> Records to use:
-=-=-

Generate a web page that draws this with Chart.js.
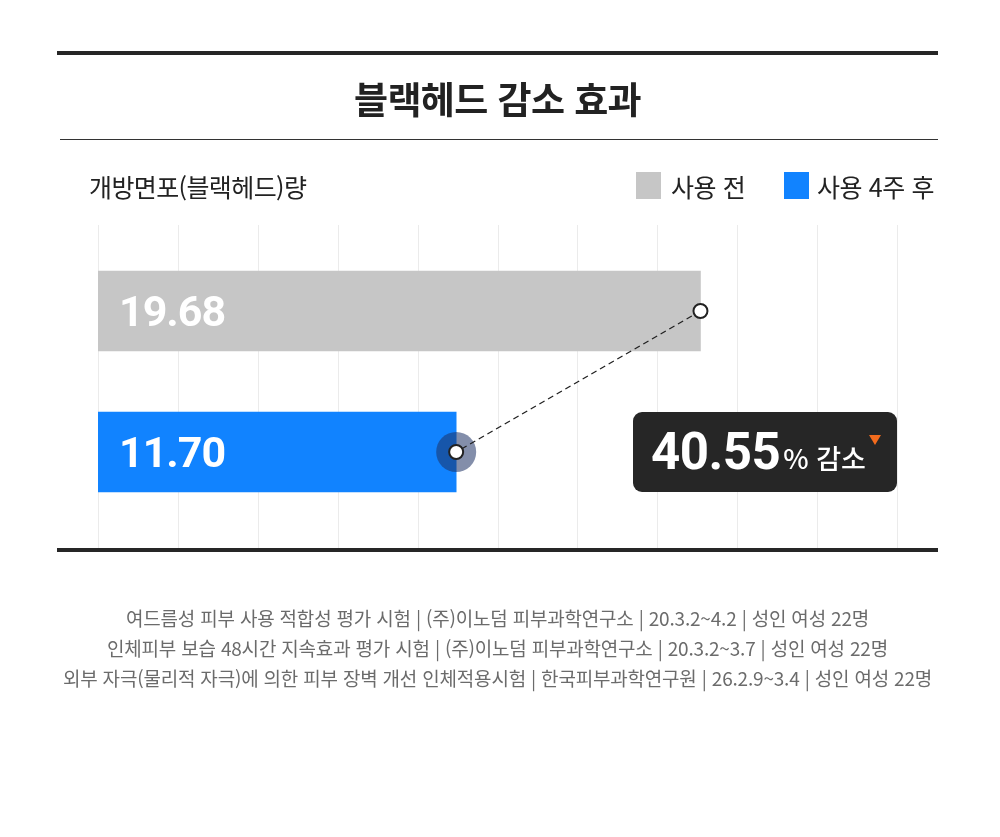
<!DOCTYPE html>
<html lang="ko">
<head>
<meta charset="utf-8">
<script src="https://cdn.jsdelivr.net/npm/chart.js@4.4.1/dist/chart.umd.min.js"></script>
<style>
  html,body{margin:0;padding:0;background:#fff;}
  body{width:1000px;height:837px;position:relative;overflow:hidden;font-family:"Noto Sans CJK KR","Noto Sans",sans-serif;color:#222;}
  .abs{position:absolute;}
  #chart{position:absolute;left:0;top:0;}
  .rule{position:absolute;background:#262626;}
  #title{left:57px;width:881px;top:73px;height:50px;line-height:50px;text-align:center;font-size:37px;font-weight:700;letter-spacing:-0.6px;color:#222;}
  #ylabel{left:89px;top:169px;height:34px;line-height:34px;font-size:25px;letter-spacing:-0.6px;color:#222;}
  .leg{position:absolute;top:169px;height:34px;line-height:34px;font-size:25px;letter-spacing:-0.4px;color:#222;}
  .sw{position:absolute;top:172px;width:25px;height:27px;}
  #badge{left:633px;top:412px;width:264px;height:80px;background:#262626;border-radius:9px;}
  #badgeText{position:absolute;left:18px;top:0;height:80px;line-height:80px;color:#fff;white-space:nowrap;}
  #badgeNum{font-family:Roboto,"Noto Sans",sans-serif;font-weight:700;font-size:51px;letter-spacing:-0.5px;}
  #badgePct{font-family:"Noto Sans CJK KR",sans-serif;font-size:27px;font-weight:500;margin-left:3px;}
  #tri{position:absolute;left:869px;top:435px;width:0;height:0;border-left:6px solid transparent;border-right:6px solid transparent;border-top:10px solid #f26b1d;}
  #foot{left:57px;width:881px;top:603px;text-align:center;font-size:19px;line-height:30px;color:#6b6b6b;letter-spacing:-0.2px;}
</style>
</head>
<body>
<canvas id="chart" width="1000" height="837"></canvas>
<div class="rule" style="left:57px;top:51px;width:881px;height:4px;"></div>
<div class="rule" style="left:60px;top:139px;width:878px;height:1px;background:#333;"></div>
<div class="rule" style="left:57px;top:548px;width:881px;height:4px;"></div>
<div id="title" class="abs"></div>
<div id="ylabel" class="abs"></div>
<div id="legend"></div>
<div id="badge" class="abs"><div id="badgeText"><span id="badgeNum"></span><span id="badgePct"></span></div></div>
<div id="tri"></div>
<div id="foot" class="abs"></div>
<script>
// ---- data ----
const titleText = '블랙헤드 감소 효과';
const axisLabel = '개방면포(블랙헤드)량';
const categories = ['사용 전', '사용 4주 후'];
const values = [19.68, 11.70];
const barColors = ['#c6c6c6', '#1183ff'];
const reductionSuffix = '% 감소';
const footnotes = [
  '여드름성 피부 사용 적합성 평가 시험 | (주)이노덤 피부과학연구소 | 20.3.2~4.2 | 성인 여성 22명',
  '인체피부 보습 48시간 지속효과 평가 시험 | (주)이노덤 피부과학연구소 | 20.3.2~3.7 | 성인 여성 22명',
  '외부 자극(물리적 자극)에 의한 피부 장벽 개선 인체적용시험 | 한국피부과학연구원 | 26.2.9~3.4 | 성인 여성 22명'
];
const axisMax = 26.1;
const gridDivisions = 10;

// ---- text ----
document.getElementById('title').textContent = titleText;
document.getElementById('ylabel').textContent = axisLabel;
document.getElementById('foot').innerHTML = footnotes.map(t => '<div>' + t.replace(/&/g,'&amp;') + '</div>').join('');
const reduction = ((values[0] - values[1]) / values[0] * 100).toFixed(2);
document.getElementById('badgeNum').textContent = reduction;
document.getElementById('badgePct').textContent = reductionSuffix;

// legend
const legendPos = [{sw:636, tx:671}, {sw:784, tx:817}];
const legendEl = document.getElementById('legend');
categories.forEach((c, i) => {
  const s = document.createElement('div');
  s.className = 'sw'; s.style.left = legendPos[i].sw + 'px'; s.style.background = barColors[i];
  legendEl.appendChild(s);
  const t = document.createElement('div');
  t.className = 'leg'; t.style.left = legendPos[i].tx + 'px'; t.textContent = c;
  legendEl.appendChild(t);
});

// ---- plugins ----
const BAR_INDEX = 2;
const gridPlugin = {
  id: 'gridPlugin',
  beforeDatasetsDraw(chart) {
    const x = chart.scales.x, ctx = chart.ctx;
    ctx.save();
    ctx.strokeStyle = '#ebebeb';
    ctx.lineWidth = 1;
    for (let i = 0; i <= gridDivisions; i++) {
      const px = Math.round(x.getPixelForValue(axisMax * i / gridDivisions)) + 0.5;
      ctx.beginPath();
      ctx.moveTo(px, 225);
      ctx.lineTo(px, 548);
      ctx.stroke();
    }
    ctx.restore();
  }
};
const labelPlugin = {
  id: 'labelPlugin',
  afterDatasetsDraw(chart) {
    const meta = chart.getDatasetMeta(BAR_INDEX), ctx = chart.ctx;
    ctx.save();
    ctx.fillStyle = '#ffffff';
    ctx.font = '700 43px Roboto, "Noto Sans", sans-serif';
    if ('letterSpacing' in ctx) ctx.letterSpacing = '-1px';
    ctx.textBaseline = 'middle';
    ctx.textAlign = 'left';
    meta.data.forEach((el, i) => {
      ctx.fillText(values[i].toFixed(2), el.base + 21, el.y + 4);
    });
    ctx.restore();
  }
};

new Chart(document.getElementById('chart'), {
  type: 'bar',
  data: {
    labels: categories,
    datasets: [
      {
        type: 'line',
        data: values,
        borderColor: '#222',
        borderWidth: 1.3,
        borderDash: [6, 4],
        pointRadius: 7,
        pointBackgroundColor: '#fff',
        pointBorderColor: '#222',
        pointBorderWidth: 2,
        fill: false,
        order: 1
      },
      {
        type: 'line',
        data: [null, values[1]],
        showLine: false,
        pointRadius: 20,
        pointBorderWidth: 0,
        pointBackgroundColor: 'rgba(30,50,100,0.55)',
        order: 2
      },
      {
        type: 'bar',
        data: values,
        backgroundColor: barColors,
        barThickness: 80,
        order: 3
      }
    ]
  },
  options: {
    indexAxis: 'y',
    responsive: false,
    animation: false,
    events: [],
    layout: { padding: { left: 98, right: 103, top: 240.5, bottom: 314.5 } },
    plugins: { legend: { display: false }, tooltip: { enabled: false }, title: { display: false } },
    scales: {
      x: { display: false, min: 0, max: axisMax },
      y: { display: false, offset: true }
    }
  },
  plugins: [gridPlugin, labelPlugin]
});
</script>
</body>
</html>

-=-=-

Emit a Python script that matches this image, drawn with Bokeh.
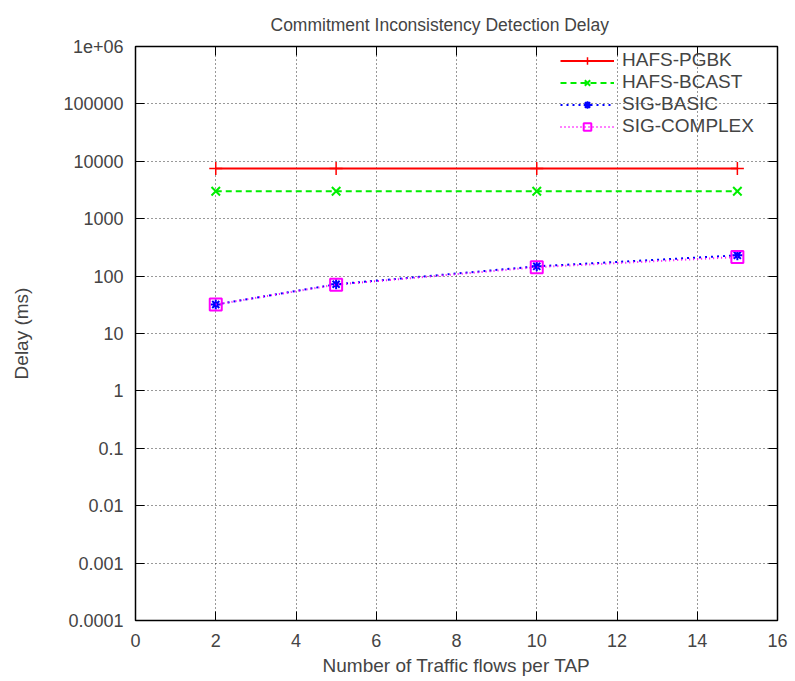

-=-=-

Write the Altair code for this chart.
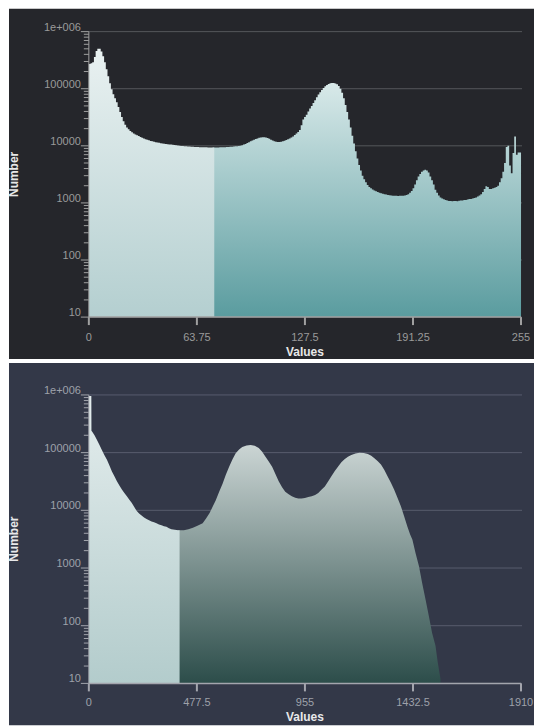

-=-=-

> What you should do:
Identify and copy the lines holding the word "that".

> Exercise solution:
Generate a web page that draws this with Chart.js.
Emit a Python script that matches this image, drawn with Bokeh.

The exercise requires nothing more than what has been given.